▸ Directions for this task: Go through the material and write it all out exactly, minus the pictures.
======== Dataset excerpt ========
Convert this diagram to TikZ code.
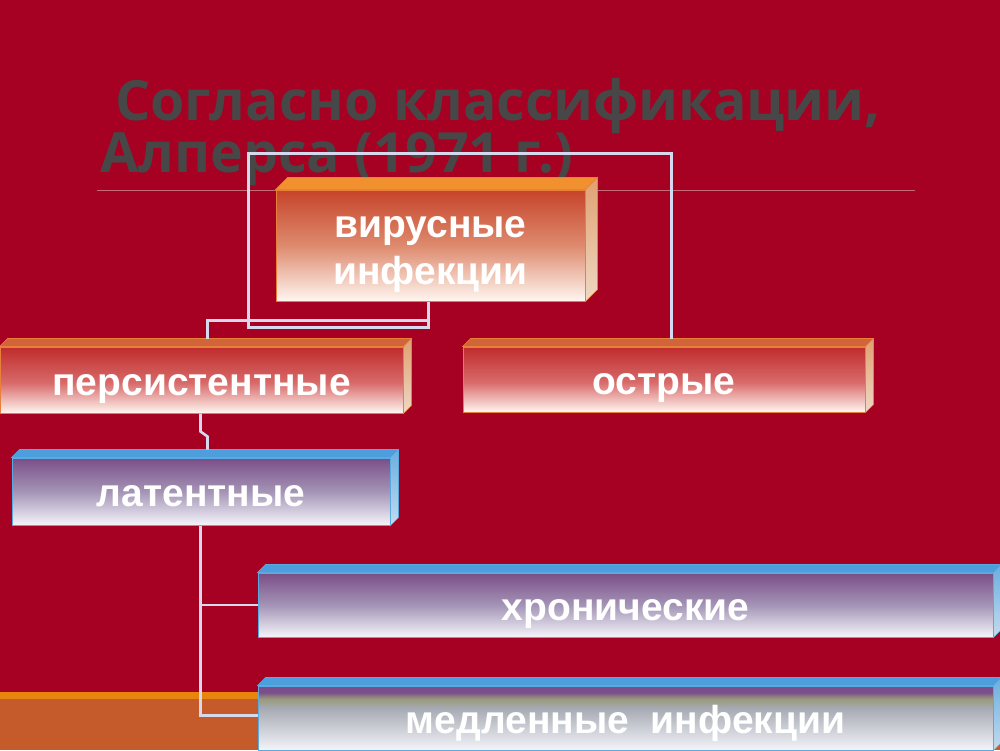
\documentclass[tikz,border=0pt]{standalone}
\usepackage{fontspec}
\setmainfont{Liberation Sans}
\newfontfamily\titlefont{Open Sans}
\usetikzlibrary{calc}

\definecolor{bgred}{HTML}{A60022}
\definecolor{titlegray}{HTML}{474747}
\definecolor{linecol}{HTML}{D6D8EE}
\definecolor{rulecol}{HTML}{C46A78}
\definecolor{bandorange}{HTML}{E8850F}
\definecolor{bandbrown}{HTML}{C55B2B}
\definecolor{virtop}{HTML}{C6442A}
\definecolor{virmid}{HTML}{DE8A6E}
\definecolor{redtop}{HTML}{C02C2C}
\definecolor{redmid}{HTML}{D86A6A}
\definecolor{redbottom}{HTML}{FFF6F0}
\definecolor{orangeface}{HTML}{F0902F}
\definecolor{redface}{HTML}{D2643A}
\definecolor{sidetop}{HTML}{E0A070}
\definecolor{sidebottom}{HTML}{EFD8C4}
\definecolor{redborder}{HTML}{E8803A}
\definecolor{purpletop}{HTML}{7A4E88}
\definecolor{purplemid}{HTML}{A494B6}
\definecolor{purplebottom}{HTML}{F4F4FA}
\definecolor{olivegray}{HTML}{9A9A7C}
\definecolor{slowgray}{HTML}{A6AAB2}
\definecolor{bluetop}{HTML}{4C9EDC}
\definecolor{bluesidetop}{HTML}{6AAEE0}
\definecolor{bluesidebottom}{HTML}{C4DCEE}
\definecolor{blueborder}{HTML}{5AAAE2}

\pgfdeclareverticalshading{virshade}{100bp}{color(0bp)=(redbottom); color(25bp)=(redbottom); color(50bp)=(virmid); color(75bp)=(virtop); color(100bp)=(virtop)}
\pgfdeclareverticalshading{redshade}{100bp}{color(0bp)=(redbottom); color(25bp)=(redbottom); color(48bp)=(redmid); color(75bp)=(redtop); color(100bp)=(redtop)}
\pgfdeclareverticalshading{purpleshade}{100bp}{color(0bp)=(purplebottom); color(25bp)=(purplebottom); color(50bp)=(purplemid); color(75bp)=(purpletop); color(100bp)=(purpletop)}
\pgfdeclareverticalshading{slowshade}{100bp}{color(0bp)=(purplebottom); color(25bp)=(purplebottom); color(58bp)=(slowgray); color(65bp)=(olivegray); color(70bp)=(purpletop); color(100bp)=(purpletop)}

\tikzset{
  boxlabel/.style={text=white, font=\bfseries\fontsize{39}{47}\selectfont, align=center, inner sep=0pt, text height=30pt, text depth=0pt},
  redbox/.style={boxlabel, draw=redborder, line width=1pt, shading=redshade},
  virbox/.style={boxlabel, draw=redborder, line width=1pt, shading=virshade, text height=78pt},
  purplebox/.style={boxlabel, draw=blueborder, line width=1pt, shading=purpleshade},
  slowbox/.style={boxlabel, draw=blueborder, line width=1pt, shading=slowshade},
  conn/.style={draw=linecol, line width=2.6pt},
  titletext/.style={text=titlegray, font=\titlefont\bfseries\fontsize{55.5}{55.5}\selectfont, inner sep=0pt}
}

\newcommand\boxfaces[6]{% name, depth, top colour, side top, side bottom, border
  \fill[#3, draw=#6, line width=0.6pt] (#1.north west) -- ++(#2,-#2) -- ($(#1.north east)+(#2,-#2)$) -- (#1.north east) -- cycle;
  \shade[top color=#4, bottom color=#5, draw=#6, line width=0.6pt] (#1.north east) -- ++(#2,-#2) -- ($(#1.south east)+(#2,-#2)$) -- (#1.south east) -- cycle;
}

\begin{document}
\begin{tikzpicture}[x=1pt, y=-1pt]
\useasboundingbox (0,0) rectangle (1000,750);
% background
\fill[bgred] (0,0) rectangle (1000,750);
\fill[bandbrown] (0,699) rectangle (1000,750);
\fill[bandorange] (0,692) rectangle (1000,699);

% title
\node[titletext, anchor=base west] (title1) at (115,120) {Согласно классификации,};
\node[titletext, anchor=base west] (title2) at (100,172) {Алперса (1971 г.)};
\draw[rulecol, line width=0.8pt] (97,190) -- (915,190);

% boxes
\node[virbox, minimum width=309pt, minimum height=111pt] (vir) at (430.5,245.5) {вирусные\\инфекции};
\boxfaces{vir}{12}{orangeface}{sidetop}{sidebottom}{redborder}

\node[redbox, minimum width=403pt, minimum height=66pt] (pers) at (201.5,380) {персистентные};
\boxfaces{pers}{8}{redface}{sidetop}{sidebottom}{redborder}

\node[redbox, minimum width=402pt, minimum height=65pt] (ostr) at (664,379.5) {острые};
\boxfaces{ostr}{8}{redface}{sidetop}{sidebottom}{redborder}

\node[purplebox, minimum width=378pt, minimum height=67pt] (lat) at (201,491.5) {латентные};
\boxfaces{lat}{8}{bluetop}{bluesidetop}{bluesidebottom}{blueborder}

\node[purplebox, minimum width=735pt, minimum height=64pt] (hron) at (625.5,605) {хронические};
\boxfaces{hron}{8}{bluetop}{bluesidetop}{bluesidebottom}{blueborder}

\node[slowbox, minimum width=735pt, minimum height=64pt] (medl) at (625.5,718) {медленные\ \ инфекции};
\boxfaces{medl}{8}{bluetop}{bluesidetop}{bluesidebottom}{blueborder}

% connectors
\draw[conn] ($(vir.south west)+(153,0)$) -- ++(0,19) -| ($(pers.north west)+(208,-8)$);
\draw[conn] ($(vir.south west)+(153,0)$) -- ++(0,26) -- ++(-180,0) -- ++(0,-174) -| ($(ostr.north west)+(209,-8)$);
\draw[conn] ($(pers.south west)+(201,0)$) -- ++(0,18) -- ++(7,5) -- ($(lat.north west)+(196,-8)$);
\draw[conn] ($(lat.south west)+(189,0)$) |- (hron.west);
\draw[conn] ($(lat.south west)+(189,0)$) |- ($(medl.north west)+(0,30)$);
\end{tikzpicture}
\end{document}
========
▸ Solution:
Convert this diagram to TikZ code.
\documentclass[tikz,border=0pt]{standalone}
\usepackage{fontspec}
\setmainfont{Liberation Sans}
\newfontfamily\titlefont{Open Sans}
\usetikzlibrary{calc}

\definecolor{bgred}{HTML}{A60022}
\definecolor{titlegray}{HTML}{474747}
\definecolor{linecol}{HTML}{D6D8EE}
\definecolor{rulecol}{HTML}{C46A78}
\definecolor{bandorange}{HTML}{E8850F}
\definecolor{bandbrown}{HTML}{C55B2B}
\definecolor{virtop}{HTML}{C6442A}
\definecolor{virmid}{HTML}{DE8A6E}
\definecolor{redtop}{HTML}{C02C2C}
\definecolor{redmid}{HTML}{D86A6A}
\definecolor{redbottom}{HTML}{FFF6F0}
\definecolor{orangeface}{HTML}{F0902F}
\definecolor{redface}{HTML}{D2643A}
\definecolor{sidetop}{HTML}{E0A070}
\definecolor{sidebottom}{HTML}{EFD8C4}
\definecolor{redborder}{HTML}{E8803A}
\definecolor{purpletop}{HTML}{7A4E88}
\definecolor{purplemid}{HTML}{A494B6}
\definecolor{purplebottom}{HTML}{F4F4FA}
\definecolor{olivegray}{HTML}{9A9A7C}
\definecolor{slowgray}{HTML}{A6AAB2}
\definecolor{bluetop}{HTML}{4C9EDC}
\definecolor{bluesidetop}{HTML}{6AAEE0}
\definecolor{bluesidebottom}{HTML}{C4DCEE}
\definecolor{blueborder}{HTML}{5AAAE2}

\pgfdeclareverticalshading{virshade}{100bp}{color(0bp)=(redbottom); color(25bp)=(redbottom); color(50bp)=(virmid); color(75bp)=(virtop); color(100bp)=(virtop)}
\pgfdeclareverticalshading{redshade}{100bp}{color(0bp)=(redbottom); color(25bp)=(redbottom); color(48bp)=(redmid); color(75bp)=(redtop); color(100bp)=(redtop)}
\pgfdeclareverticalshading{purpleshade}{100bp}{color(0bp)=(purplebottom); color(25bp)=(purplebottom); color(50bp)=(purplemid); color(75bp)=(purpletop); color(100bp)=(purpletop)}
\pgfdeclareverticalshading{slowshade}{100bp}{color(0bp)=(purplebottom); color(25bp)=(purplebottom); color(58bp)=(slowgray); color(65bp)=(olivegray); color(70bp)=(purpletop); color(100bp)=(purpletop)}

\tikzset{
  boxlabel/.style={text=white, font=\bfseries\fontsize{39}{47}\selectfont, align=center, inner sep=0pt, text height=30pt, text depth=0pt},
  redbox/.style={boxlabel, draw=redborder, line width=1pt, shading=redshade},
  virbox/.style={boxlabel, draw=redborder, line width=1pt, shading=virshade, text height=78pt},
  purplebox/.style={boxlabel, draw=blueborder, line width=1pt, shading=purpleshade},
  slowbox/.style={boxlabel, draw=blueborder, line width=1pt, shading=slowshade},
  conn/.style={draw=linecol, line width=2.6pt},
  titletext/.style={text=titlegray, font=\titlefont\bfseries\fontsize{55.5}{55.5}\selectfont, inner sep=0pt}
}

\newcommand\boxfaces[6]{% name, depth, top colour, side top, side bottom, border
  \fill[#3, draw=#6, line width=0.6pt] (#1.north west) -- ++(#2,-#2) -- ($(#1.north east)+(#2,-#2)$) -- (#1.north east) -- cycle;
  \shade[top color=#4, bottom color=#5, draw=#6, line width=0.6pt] (#1.north east) -- ++(#2,-#2) -- ($(#1.south east)+(#2,-#2)$) -- (#1.south east) -- cycle;
}

\begin{document}
\begin{tikzpicture}[x=1pt, y=-1pt]
\useasboundingbox (0,0) rectangle (1000,750);
% background
\fill[bgred] (0,0) rectangle (1000,750);
\fill[bandbrown] (0,699) rectangle (1000,750);
\fill[bandorange] (0,692) rectangle (1000,699);

% title
\node[titletext, anchor=base west] (title1) at (115,120) {Согласно классификации,};
\node[titletext, anchor=base west] (title2) at (100,172) {Алперса (1971 г.)};
\draw[rulecol, line width=0.8pt] (97,190) -- (915,190);

% boxes
\node[virbox, minimum width=309pt, minimum height=111pt] (vir) at (430.5,245.5) {вирусные\\инфекции};
\boxfaces{vir}{12}{orangeface}{sidetop}{sidebottom}{redborder}

\node[redbox, minimum width=403pt, minimum height=66pt] (pers) at (201.5,380) {персистентные};
\boxfaces{pers}{8}{redface}{sidetop}{sidebottom}{redborder}

\node[redbox, minimum width=402pt, minimum height=65pt] (ostr) at (664,379.5) {острые};
\boxfaces{ostr}{8}{redface}{sidetop}{sidebottom}{redborder}

\node[purplebox, minimum width=378pt, minimum height=67pt] (lat) at (201,491.5) {латентные};
\boxfaces{lat}{8}{bluetop}{bluesidetop}{bluesidebottom}{blueborder}

\node[purplebox, minimum width=735pt, minimum height=64pt] (hron) at (625.5,605) {хронические};
\boxfaces{hron}{8}{bluetop}{bluesidetop}{bluesidebottom}{blueborder}

\node[slowbox, minimum width=735pt, minimum height=64pt] (medl) at (625.5,718) {медленные\ \ инфекции};
\boxfaces{medl}{8}{bluetop}{bluesidetop}{bluesidebottom}{blueborder}

% connectors
\draw[conn] ($(vir.south west)+(153,0)$) -- ++(0,19) -| ($(pers.north west)+(208,-8)$);
\draw[conn] ($(vir.south west)+(153,0)$) -- ++(0,26) -- ++(-180,0) -- ++(0,-174) -| ($(ostr.north west)+(209,-8)$);
\draw[conn] ($(pers.south west)+(201,0)$) -- ++(0,18) -- ++(7,5) -- ($(lat.north west)+(196,-8)$);
\draw[conn] ($(lat.south west)+(189,0)$) |- (hron.west);
\draw[conn] ($(lat.south west)+(189,0)$) |- ($(medl.north west)+(0,30)$);
\end{tikzpicture}
\end{document}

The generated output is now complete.